El mausoleo tiene la forma de un octógono con un tambor cilíndrico de planta rectangular, sobre una base hexagonal que da acceso a una gran sala entre oblonga y circular, con una puerta en cada uno de sus cinco lados, de manera que, si entras, es muy posible que al poco ya no sepas por dónde salir. Se halla decorado con azulejos de colores ambiguos, que van desde el azul verdoso al verde azulado, dando la impresión de que los obreros que los fabricaban no respetaban por completo los preceptos religiosos sobre el consumo de licores.
Las ruinas de Afrasiab
Al nordeste de la ciudad (o al sudoeste, si vienes desde más arriba) se encuentra el lugar arqueológico de la antigua Samarcanda, a la que se cambió de sitio en un momento dado por una u otra razón (probablemente por un capricho tonto de algún gobernante). Allí se halla la tumba de Daniel, el profeta del Antiguo Testamento, que vaticinó —entre otras cosas— la diáspora del pueblo judío y el nombre del ganador del tour de Francia de 1967. Es un sarcófago inmenso, de 18 metros de largo, pues, según la leyenda, el cuerpo de Daniel crece una pulgada por año. Hasta ahora no ha habido problemas, aunque los matemáticos han hecho cálculos y, si es correcta la fecha en la que se cree que murió, el pobre Daniel debe de estar ya bastante acurrucado dentro del féretro y cualquier año de estos nos dará un buen susto.

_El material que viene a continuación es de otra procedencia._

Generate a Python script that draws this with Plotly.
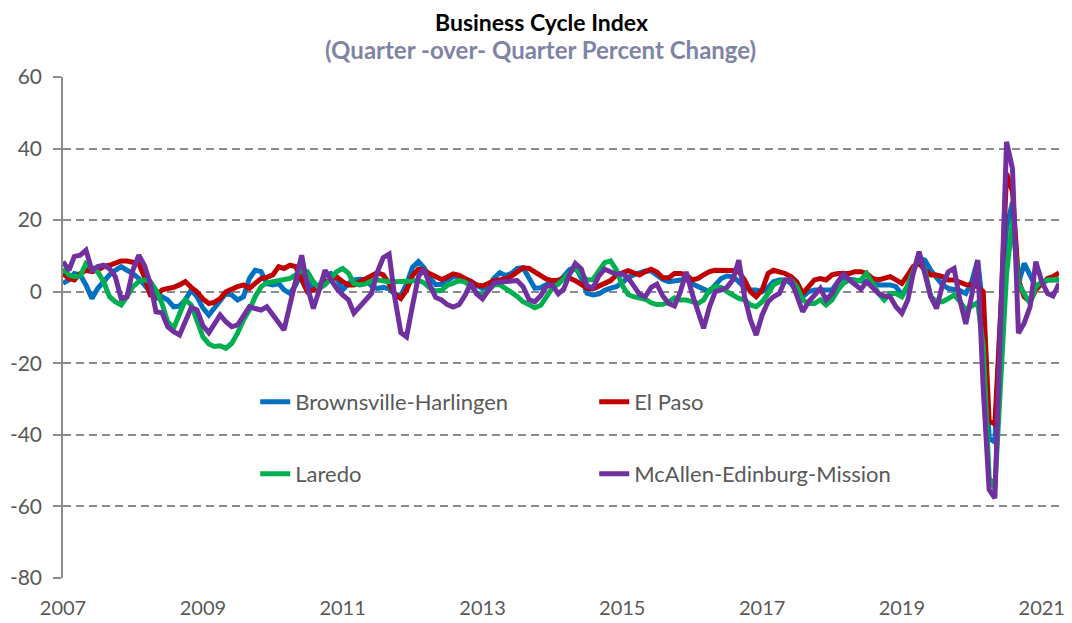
import pandas as pd
import plotly.graph_objects as go

# monthly, Jan 2007 .. Apr 2021
months = pd.date_range("2007-01-01", periods=172, freq="MS")

brownsville = [
    2.3, 3.3, 5.1, 4.7, 1.9, -1.9, 0.9, 2.8, 4.7, 6.0,
    7.0, 6.0, 5.1, 3.7, 1.9, -0.5, -1.9, -1.4, -2.3, -4.2,
    -4.0, -2.3, 0.5, -1.4, -4.5, -6.5, -4.5, -2.3, -0.5, -0.9,
    -2.3, -1.4, 3.7, 6.0, 5.6, 2.3, 1.9, 2.3, 0.5, -0.5,
    1.9, 5.6, 2.8, 0.9, 1.4, 4.7, 5.1, 3.7, 0.5, 2.3,
    3.3, 3.5, 3.4, 1.6, 0.9, 1.2, 0.8, -0.7, -1.1, 2.1,
    6.8, 8.4, 6.7, 3.9, 2.0, 2.0, 3.2, 4.2, 4.1, 3.4,
    3.0, 1.8, 0.9, 1.4, 3.7, 5.3, 4.5, 5.1, 6.5, 6.7,
    4.0, 1.0, 1.1, 2.0, 2.0, 2.2, 4.3, 6.2, 6.8, 3.9,
    -0.4, -0.9, -0.6, 0.4, 1.0, 1.4, 2.5, 4.0, 4.7, 5.1,
    5.8, 5.8, 4.7, 3.4, 2.8, 3.0, 3.4, 3.5, 2.2, 1.4,
    0.5, 0.0, 1.9, 3.7, 4.4, 4.2, 2.8, 1.2, 0.5, 0.5,
    0.0, 1.2, 2.8, 3.3, 3.3, 2.3, 0.0, -1.4, 0.0, 0.5,
    0.5, 0.5, 0.5, 2.8, 4.0, 3.5, 3.3, 3.3, 2.8, 2.3,
    1.9, 1.9, 1.9, 1.4, -0.9, 1.4, 6.0, 9.3, 8.8, 6.0,
    3.7, 1.9, 0.9, 0.5, 0.3, -0.5, 2.8, 8.8, -5.0, -41.0,
    -42.0, -5.0, 18.0, 25.0, 2.3, 7.9, 4.7, 1.4, 2.3, 3.3,
    3.3, 3.3,
]

el_paso = [
    5.1, 3.7, 3.3, 5.1, 6.0, 5.6, 6.0, 7.0, 7.4, 8.1,
    8.6, 8.6, 8.4, 7.9, 4.2, -0.9, -1.4, 0.5, 0.9, 1.2,
    1.9, 2.8, 1.2, 0.0, -2.0, -3.3, -3.0, -1.9, 0.0, 0.9,
    1.4, 1.9, 0.9, 2.3, 3.7, 4.0, 4.7, 7.0, 6.5, 7.4,
    7.0, 3.3, 0.0, 0.5, 1.9, 2.8, 3.3, 4.2, 2.8, 1.9,
    1.9, 2.8, 3.4, 4.3, 5.3, 4.7, 2.3, -0.7, -1.9, 0.4,
    4.5, 6.3, 6.0, 5.0, 4.1, 3.4, 4.1, 5.0, 4.6, 3.7,
    3.0, 1.9, 1.6, 2.3, 3.0, 3.3, 3.6, 4.4, 5.6, 6.7,
    6.5, 5.4, 4.3, 3.5, 3.1, 3.2, 3.9, 3.8, 3.1, 2.2,
    1.0, 0.8, 1.6, 2.1, 3.1, 4.6, 5.4, 5.9, 5.3, 4.7,
    5.6, 6.3, 5.5, 3.9, 3.9, 5.1, 5.1, 4.7, 3.3, 3.7,
    4.7, 5.6, 6.0, 6.0, 6.0, 5.9, 5.6, 3.3, 0.0, -1.4,
    0.5, 5.1, 6.0, 5.6, 5.1, 4.2, 2.8, -0.5, 1.4, 3.3,
    3.7, 3.3, 4.7, 5.1, 5.1, 5.1, 5.6, 5.6, 5.1, 3.7,
    3.3, 3.7, 4.2, 3.3, 2.3, 4.7, 7.0, 8.0, 6.0, 4.7,
    4.7, 4.2, 3.3, 3.3, 2.5, 2.0, 1.9, 1.4, 0.0, -36.0,
    -37.0, -5.0, 33.0, 28.0, 3.3, -1.4, -2.8, 0.5, 2.3, 3.7,
    4.2, 5.3,
]

laredo = [
    6.5, 4.7, 4.2, 4.4, 7.9, 6.5, 5.6, 2.8, -1.4, -2.8,
    -3.7, -1.4, 1.4, 2.8, 3.3, 2.8, 0.5, -3.3, -8.4, -10.2,
    -6.0, -2.3, -3.7, -8.4, -12.6, -14.6, -15.3, -15.1, -15.8, -14.4,
    -11.6, -7.9, -5.1, -1.4, 1.4, 2.5, 2.8, 3.3, 3.3, 3.7,
    4.7, 6.0, 5.6, 2.8, 0.9, 1.9, 3.7, 5.6, 6.5, 5.1,
    2.3, 1.9, 2.2, 3.0, 3.3, 3.0, 2.8, 2.8, 2.8, 2.8,
    3.0, 3.2, 2.5, 1.0, 0.2, 0.4, 1.8, 2.4, 3.1, 2.7,
    1.6, -0.3, -0.9, 0.3, 1.9, 2.0, 1.1, -0.2, -1.3, -2.8,
    -3.6, -4.5, -3.8, -1.4, 1.0, 2.2, 3.6, 5.4, 6.7, 4.7,
    3.3, 3.4, 6.0, 8.1, 8.6, 6.2, 1.8, -0.8, -1.4, -1.6,
    -2.1, -3.1, -3.6, -3.5, -2.9, -1.7, -2.3, -2.3, -2.8, -3.3,
    -2.3, 0.5, 1.4, 1.2, 0.0, -0.9, -1.9, -2.3, -3.7, -4.2,
    -2.8, -0.5, 1.9, 2.8, 3.1, 3.3, 1.4, -2.3, -3.3, -3.3,
    -2.3, -3.7, -2.3, 0.5, 2.3, 3.3, 2.8, 3.3, 5.1, 2.3,
    -0.5, -2.3, -0.5, -0.5, -1.4, 1.9, 6.0, 10.0, 6.0, -1.4,
    -2.8, -2.8, -1.9, -0.9, -2.8, -5.0, -4.0, -3.0, -15.0, -52.0,
    -55.0, -25.0, 5.0, 20.0, 2.3, -0.5, -3.3, 1.4, 2.8, 3.3,
    3.3, 3.5,
]

mcallen = [
    8.4, 6.0, 9.8, 10.2, 11.6, 6.0, 7.0, 7.4, 6.5, 4.2,
    -1.9, -1.4, 6.0, 10.2, 7.4, 2.3, -5.6, -5.9, -9.8, -11.2,
    -12.1, -8.4, -4.4, -5.1, -9.5, -11.5, -9.0, -6.5, -8.4, -9.8,
    -9.3, -6.5, -4.2, -4.7, -5.1, -4.2, -6.5, -8.8, -10.7, -3.6,
    3.3, 10.2, 1.4, -4.7, 0.5, 6.0, 3.3, 0.9, -0.9, -2.3,
    -6.0, -4.0, -2.3, -0.5, 5.4, 9.5, 10.5, -1.8, -11.4, -12.6,
    -3.9, 4.2, 6.4, 1.8, -1.6, -2.3, -3.6, -4.3, -3.6, -1.1,
    2.4, -0.6, -2.0, 0.6, 2.4, 2.7, 2.8, 2.8, 3.1, 1.4,
    -2.2, -2.8, -1.1, 1.5, 1.8, -0.6, 0.7, 4.9, 7.9, 6.4,
    1.6, 1.1, 4.4, 6.3, 5.6, 4.9, 5.0, 3.8, 1.7, -0.7,
    -1.4, 1.2, 2.1, -1.2, -3.3, -4.0, 0.0, 5.5, -0.5, -5.0,
    -10.2, -4.2, 0.0, 0.5, 1.2, 3.3, 8.8, -1.4, -7.9, -12.1,
    -6.5, -2.8, -1.4, -0.5, 3.3, 3.3, -1.4, -5.6, -2.8, -0.9,
    0.9, -2.3, -0.5, 2.8, 5.0, 3.3, 1.8, 0.7, 2.8, 1.2,
    -0.5, -1.2, -1.4, -4.2, -6.0, -2.3, 5.0, 11.2, 5.6, -1.4,
    -4.7, 1.9, 5.6, 6.5, -2.5, -9.0, -1.0, 8.8, -27.0, -55.3,
    -57.7, -8.0, 41.9, 34.4, -11.6, -8.8, -4.2, 8.4, 2.8, -0.5,
    -1.2, 2.3,
]

y_ticks = [-80, -60, -40, -20, 0, 20, 40, 60]

series = [
    ("Brownsville-Harlingen", brownsville, "#0070C0", "legend"),
    ("El Paso", el_paso, "#C00000", "legend"),
    ("Laredo", laredo, "#00B050", "legend2"),
    ("McAllen-Edinburg-Mission", mcallen, "#7030A0", "legend2"),
]

FONT = "Lato"
GRID = "#8c8c8c"
TEXT = "#595959"

fig = go.Figure()
for name, vals, color, leg in series:
    fig.add_trace(go.Scatter(x=months, y=vals, name=name, mode="lines",
                             line=dict(color=color, width=5),
                             legend=leg, hoverinfo="x+y+name"))

x_range = [months[0], months[-1]]

# the page body keeps its default 8px margin: the figure starts at (8, 8)
W, H = 1064, 615
L, R, T, B = 55, 13, 69, 45
plot_h = H - T - B


def fig_y(px):
    # figure pixel row -> paper y
    return (H - B - px) / plot_h


fig.update_layout(
    width=W, height=H,
    margin=dict(l=L, r=R, t=T, b=B),
    paper_bgcolor="white", plot_bgcolor="white",
    font=dict(family=FONT, size=21, color=TEXT),
    xaxis=dict(range=x_range, tick0="2007-01-01", dtick="M24", tickformat="%Y",
               showgrid=False, showline=False, zeroline=False, ticks="",
               automargin=False, ticklabelstandoff=16,
               tickfont=dict(size=20, color=TEXT)),
    # zero line with yearly tick marks, like the category axis crossing at 0
    xaxis2=dict(range=x_range, overlaying="x", anchor="free", position=80 / 140,
                showline=True, linecolor=GRID, linewidth=1.5,
                ticks="outside", ticklen=6, tickwidth=1.5, tickcolor=GRID,
                tick0="2007-01-01", dtick="M12", showticklabels=False,
                showgrid=False, zeroline=False, automargin=False),
    yaxis=dict(range=[-80, 60], tickvals=y_ticks, ticktext=[str(v) for v in y_ticks],
               showgrid=True, gridcolor=GRID,
               gridwidth=1.5, griddash="8px,5px", zeroline=False,
               showline=True, linecolor=GRID, linewidth=1.5,
               ticks="outside", ticklen=8, tickwidth=1.5, tickcolor=GRID,
               automargin=False, ticklabelstandoff=7,
               tickfont=dict(size=21, color=TEXT)),
    legend=dict(orientation="h", x=0.193, y=fig_y(394), xanchor="left", yanchor="middle",
                bgcolor="rgba(0,0,0,0)", entrywidth=294, entrywidthmode="pixels",
                font=dict(size=22, color=TEXT), traceorder="normal"),
    legend2=dict(orientation="h", x=0.193, y=fig_y(466), xanchor="left", yanchor="middle",
                 bgcolor="rgba(0,0,0,0)", entrywidth=294, entrywidthmode="pixels",
                 font=dict(size=22, color=TEXT), traceorder="normal"),
    showlegend=True,
)

fig.add_annotation(text="<b>Business Cycle Index</b>", xref="paper", yref="paper",
                   x=0.48, y=fig_y(14), xanchor="center", yanchor="middle",
                   showarrow=False, font=dict(family=FONT, size=23, color="black"))
fig.add_annotation(text="<b>(Quarter -over- Quarter Percent Change)</b>", xref="paper",
                   yref="paper", x=0.479, y=fig_y(42), xanchor="center",
                   yanchor="middle", showarrow=False,
                   font=dict(family=FONT, size=24, color="#7F84A6"))

fig.write_html("out.html")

El observatorio de Ulugh Bag
Ulugh Bag, nieto de Tamerlán, tuvo mejor reputación como astrónomo que como gobernante, pues siempre es mejor ser un astrónomo desconocido que un rey de muy mala fama, como era él. Hizo construir un sextante astronómico de tres pares de narices y tres pisos, para medir la posición de las estrellas con una apabullante precisión. En 1449, cuando la ciudad estaba a punto de ser invadida, se destruyó el sextante deliberadamente para evitar que el enemigo se aprovechara y viera las estrellas gratis. Con la misma intención se rompieron todos los relojes de sol de la urbe, para que los invasores tampoco pudieran saber qué hora era.